Leaving the pictures out, print the lines from the first line of the listing through the line containing "fig = go.Figure()", exactly as they read, and no others.

Charts and diagrams as code:
• • •

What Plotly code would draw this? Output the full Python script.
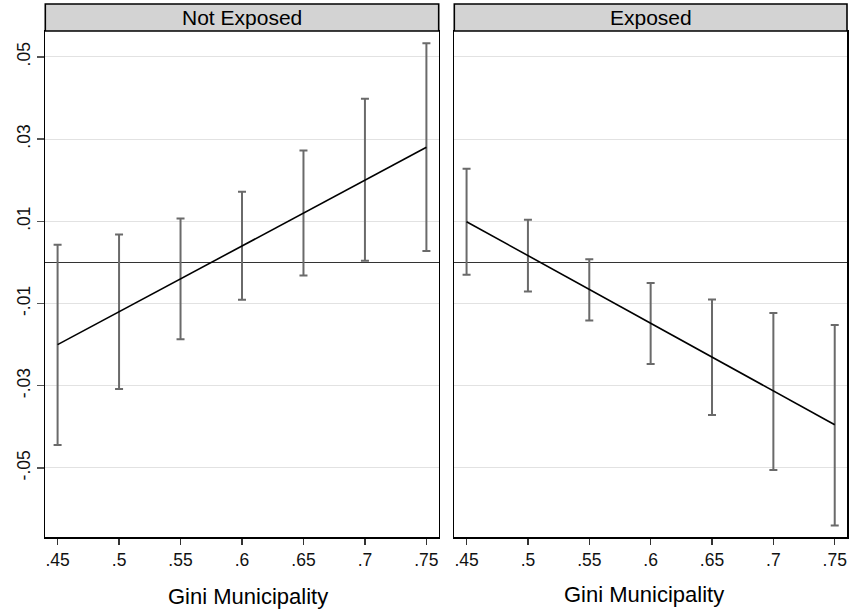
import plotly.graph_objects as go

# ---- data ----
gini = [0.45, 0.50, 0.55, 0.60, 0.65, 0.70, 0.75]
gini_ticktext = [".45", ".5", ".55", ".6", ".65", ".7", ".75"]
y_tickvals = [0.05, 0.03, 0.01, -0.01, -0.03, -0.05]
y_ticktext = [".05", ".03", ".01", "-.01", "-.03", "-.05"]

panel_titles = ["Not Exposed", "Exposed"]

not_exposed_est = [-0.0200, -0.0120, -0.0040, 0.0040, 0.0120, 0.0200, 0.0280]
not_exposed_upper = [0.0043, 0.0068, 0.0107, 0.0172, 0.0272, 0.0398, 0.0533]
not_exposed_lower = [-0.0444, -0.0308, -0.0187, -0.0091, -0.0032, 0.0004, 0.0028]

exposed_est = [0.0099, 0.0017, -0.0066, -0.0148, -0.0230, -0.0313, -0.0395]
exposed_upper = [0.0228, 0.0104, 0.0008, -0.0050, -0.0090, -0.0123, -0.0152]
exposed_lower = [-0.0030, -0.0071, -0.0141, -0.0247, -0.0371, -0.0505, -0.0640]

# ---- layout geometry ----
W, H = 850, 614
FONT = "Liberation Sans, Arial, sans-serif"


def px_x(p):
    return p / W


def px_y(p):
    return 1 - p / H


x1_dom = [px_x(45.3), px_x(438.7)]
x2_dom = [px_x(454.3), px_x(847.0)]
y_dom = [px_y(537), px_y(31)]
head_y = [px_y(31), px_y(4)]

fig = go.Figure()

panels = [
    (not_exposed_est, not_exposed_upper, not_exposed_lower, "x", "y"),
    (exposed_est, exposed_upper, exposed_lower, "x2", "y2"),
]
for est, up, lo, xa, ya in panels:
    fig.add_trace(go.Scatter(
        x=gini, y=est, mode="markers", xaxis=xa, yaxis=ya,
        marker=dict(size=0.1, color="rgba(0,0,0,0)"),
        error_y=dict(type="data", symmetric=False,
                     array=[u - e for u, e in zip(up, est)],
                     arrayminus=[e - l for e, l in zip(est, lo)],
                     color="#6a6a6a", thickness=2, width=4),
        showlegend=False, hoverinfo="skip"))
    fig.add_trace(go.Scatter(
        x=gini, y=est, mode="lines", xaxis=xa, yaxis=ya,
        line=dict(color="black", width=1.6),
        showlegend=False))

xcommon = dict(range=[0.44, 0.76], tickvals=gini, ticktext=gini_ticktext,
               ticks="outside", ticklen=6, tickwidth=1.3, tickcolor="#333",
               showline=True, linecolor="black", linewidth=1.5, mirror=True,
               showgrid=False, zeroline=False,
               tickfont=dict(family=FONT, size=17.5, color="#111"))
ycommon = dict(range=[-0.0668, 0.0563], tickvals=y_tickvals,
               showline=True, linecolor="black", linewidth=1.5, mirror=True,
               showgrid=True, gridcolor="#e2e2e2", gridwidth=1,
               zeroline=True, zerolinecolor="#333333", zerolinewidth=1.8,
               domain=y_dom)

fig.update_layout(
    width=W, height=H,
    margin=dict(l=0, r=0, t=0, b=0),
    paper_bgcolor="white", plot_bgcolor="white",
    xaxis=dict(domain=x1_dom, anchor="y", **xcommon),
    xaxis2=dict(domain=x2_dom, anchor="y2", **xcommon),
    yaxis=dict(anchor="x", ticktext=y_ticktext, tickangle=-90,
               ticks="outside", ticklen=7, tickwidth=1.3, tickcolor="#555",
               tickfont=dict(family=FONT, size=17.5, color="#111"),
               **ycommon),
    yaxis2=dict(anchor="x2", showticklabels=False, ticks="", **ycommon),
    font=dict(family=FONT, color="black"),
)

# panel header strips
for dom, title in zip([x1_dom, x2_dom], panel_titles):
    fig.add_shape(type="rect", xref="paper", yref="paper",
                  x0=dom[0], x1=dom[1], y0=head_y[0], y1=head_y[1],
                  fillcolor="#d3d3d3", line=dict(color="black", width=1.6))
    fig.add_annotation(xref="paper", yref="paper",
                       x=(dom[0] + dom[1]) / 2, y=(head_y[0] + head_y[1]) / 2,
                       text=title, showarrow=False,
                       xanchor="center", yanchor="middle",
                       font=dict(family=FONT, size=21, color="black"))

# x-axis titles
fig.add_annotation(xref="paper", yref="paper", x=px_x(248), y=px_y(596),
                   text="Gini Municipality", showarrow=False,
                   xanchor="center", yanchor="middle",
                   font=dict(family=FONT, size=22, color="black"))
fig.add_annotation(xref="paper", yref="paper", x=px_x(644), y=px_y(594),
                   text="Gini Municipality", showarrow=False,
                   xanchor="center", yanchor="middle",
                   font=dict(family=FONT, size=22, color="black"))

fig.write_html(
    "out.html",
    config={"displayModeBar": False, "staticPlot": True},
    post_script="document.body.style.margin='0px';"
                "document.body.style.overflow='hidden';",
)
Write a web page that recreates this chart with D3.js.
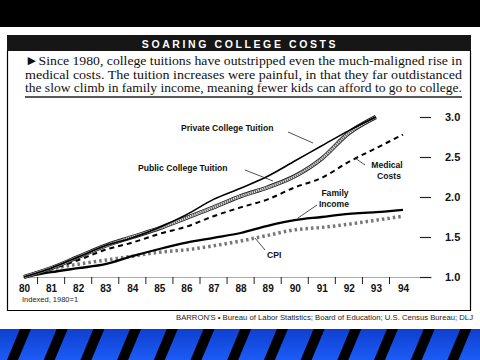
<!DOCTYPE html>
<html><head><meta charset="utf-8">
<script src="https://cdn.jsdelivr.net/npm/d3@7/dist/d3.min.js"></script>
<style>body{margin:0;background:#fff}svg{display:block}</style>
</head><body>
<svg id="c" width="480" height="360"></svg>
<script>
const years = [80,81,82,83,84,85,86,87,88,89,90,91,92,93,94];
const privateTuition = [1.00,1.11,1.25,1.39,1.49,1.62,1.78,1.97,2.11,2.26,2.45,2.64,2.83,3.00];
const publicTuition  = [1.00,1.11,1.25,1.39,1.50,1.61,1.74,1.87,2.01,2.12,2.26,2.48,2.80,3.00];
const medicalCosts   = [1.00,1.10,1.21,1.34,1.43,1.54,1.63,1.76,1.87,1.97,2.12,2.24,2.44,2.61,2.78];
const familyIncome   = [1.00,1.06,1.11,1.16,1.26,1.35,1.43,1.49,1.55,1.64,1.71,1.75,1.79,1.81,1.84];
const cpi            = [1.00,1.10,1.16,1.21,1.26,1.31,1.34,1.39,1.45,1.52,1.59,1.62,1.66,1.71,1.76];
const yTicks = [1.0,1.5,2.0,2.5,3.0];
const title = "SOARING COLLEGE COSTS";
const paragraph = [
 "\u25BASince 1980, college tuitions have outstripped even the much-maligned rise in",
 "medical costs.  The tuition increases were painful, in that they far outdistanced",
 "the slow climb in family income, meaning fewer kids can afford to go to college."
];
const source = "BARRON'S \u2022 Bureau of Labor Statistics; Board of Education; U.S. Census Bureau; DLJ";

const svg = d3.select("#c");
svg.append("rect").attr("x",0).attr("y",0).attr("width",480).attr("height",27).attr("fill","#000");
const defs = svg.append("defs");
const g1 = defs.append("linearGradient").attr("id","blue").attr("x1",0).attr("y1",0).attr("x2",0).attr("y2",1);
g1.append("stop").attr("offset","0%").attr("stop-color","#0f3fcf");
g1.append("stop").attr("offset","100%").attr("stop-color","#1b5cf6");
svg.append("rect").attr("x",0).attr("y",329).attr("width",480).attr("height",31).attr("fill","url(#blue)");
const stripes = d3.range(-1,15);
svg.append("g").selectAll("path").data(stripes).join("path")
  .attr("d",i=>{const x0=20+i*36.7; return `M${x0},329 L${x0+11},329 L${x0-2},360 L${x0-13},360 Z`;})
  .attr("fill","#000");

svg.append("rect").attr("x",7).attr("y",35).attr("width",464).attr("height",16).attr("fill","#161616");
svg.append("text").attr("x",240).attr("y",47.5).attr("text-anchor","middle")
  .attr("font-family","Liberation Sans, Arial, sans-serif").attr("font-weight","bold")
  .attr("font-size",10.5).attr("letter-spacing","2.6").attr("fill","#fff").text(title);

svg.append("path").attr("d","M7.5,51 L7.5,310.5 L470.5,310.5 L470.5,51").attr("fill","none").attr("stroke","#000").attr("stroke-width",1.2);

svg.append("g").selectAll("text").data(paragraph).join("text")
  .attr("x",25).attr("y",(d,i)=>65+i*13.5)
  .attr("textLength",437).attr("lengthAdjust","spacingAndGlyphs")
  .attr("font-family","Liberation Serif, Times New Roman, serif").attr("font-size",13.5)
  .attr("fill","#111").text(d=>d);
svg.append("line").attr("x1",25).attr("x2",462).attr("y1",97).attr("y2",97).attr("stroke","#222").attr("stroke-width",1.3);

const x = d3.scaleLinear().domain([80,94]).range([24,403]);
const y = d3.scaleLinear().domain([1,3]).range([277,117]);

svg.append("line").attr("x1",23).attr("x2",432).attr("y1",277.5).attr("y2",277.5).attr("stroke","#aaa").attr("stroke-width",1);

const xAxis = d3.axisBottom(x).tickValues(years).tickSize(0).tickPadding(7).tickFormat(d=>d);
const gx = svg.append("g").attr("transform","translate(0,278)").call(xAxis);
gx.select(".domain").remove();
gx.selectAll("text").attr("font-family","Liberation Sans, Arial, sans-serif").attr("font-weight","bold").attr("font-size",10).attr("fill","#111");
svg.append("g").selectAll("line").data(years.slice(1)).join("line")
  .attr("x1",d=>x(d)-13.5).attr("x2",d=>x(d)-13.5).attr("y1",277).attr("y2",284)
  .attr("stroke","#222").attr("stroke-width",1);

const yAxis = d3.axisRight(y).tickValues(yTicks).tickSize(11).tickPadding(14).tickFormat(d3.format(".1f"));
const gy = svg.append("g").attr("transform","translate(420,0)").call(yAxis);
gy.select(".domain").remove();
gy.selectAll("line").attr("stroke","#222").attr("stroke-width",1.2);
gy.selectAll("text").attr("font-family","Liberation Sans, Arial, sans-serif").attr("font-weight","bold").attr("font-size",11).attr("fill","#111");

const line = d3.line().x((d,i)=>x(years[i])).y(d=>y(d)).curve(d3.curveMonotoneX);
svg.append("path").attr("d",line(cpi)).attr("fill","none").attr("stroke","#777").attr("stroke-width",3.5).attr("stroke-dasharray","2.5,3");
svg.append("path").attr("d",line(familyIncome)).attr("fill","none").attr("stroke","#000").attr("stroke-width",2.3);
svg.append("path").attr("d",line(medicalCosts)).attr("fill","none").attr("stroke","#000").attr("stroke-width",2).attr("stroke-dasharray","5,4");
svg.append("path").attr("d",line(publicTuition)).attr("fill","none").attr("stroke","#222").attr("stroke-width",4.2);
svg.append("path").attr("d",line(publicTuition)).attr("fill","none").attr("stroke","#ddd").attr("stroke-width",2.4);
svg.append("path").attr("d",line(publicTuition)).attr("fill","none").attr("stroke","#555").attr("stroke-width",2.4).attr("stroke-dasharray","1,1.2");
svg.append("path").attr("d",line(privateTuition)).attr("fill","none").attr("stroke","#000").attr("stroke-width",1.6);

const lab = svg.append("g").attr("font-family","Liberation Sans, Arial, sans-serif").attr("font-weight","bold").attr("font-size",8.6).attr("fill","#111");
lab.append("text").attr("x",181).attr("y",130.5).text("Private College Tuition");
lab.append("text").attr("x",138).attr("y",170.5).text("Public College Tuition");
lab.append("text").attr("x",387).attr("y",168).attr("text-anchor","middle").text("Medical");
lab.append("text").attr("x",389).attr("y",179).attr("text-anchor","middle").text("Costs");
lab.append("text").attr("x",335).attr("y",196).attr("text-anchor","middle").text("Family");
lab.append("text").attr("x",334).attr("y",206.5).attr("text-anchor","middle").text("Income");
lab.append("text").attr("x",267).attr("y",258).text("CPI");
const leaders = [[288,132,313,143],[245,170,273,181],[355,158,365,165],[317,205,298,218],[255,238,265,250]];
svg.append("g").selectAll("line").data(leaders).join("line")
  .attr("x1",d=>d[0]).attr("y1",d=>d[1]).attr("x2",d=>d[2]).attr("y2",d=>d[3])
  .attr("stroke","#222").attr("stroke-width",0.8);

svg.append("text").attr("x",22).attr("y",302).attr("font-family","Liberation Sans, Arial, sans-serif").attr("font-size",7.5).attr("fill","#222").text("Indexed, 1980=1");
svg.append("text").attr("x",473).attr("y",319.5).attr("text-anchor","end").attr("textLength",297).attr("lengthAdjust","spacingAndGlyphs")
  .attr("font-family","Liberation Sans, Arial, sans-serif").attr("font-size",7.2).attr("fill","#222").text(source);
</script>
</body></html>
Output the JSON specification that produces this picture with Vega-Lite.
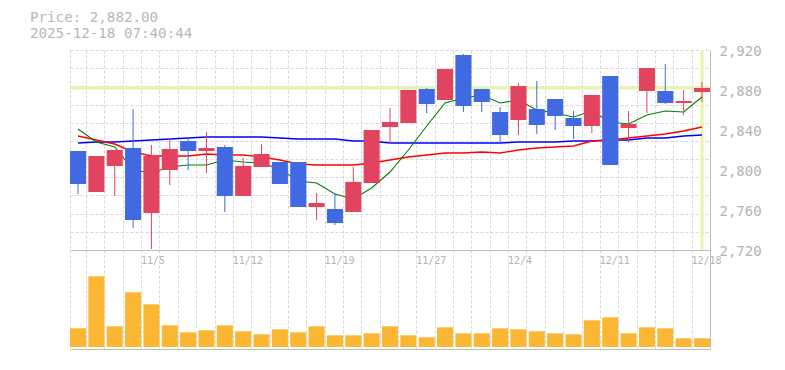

• • •

▸ SOLVED EXERCISE:
What Plotly code would draw this? Output the full Python script.
import plotly.graph_objects as go

# ---- data ----
gini = [0.45, 0.50, 0.55, 0.60, 0.65, 0.70, 0.75]
gini_ticktext = [".45", ".5", ".55", ".6", ".65", ".7", ".75"]
y_tickvals = [0.05, 0.03, 0.01, -0.01, -0.03, -0.05]
y_ticktext = [".05", ".03", ".01", "-.01", "-.03", "-.05"]

panel_titles = ["Not Exposed", "Exposed"]

not_exposed_est = [-0.0200, -0.0120, -0.0040, 0.0040, 0.0120, 0.0200, 0.0280]
not_exposed_upper = [0.0043, 0.0068, 0.0107, 0.0172, 0.0272, 0.0398, 0.0533]
not_exposed_lower = [-0.0444, -0.0308, -0.0187, -0.0091, -0.0032, 0.0004, 0.0028]

exposed_est = [0.0099, 0.0017, -0.0066, -0.0148, -0.0230, -0.0313, -0.0395]
exposed_upper = [0.0228, 0.0104, 0.0008, -0.0050, -0.0090, -0.0123, -0.0152]
exposed_lower = [-0.0030, -0.0071, -0.0141, -0.0247, -0.0371, -0.0505, -0.0640]

# ---- layout geometry ----
W, H = 850, 614
FONT = "Liberation Sans, Arial, sans-serif"


def px_x(p):
    return p / W


def px_y(p):
    return 1 - p / H


x1_dom = [px_x(45.3), px_x(438.7)]
x2_dom = [px_x(454.3), px_x(847.0)]
y_dom = [px_y(537), px_y(31)]
head_y = [px_y(31), px_y(4)]

fig = go.Figure()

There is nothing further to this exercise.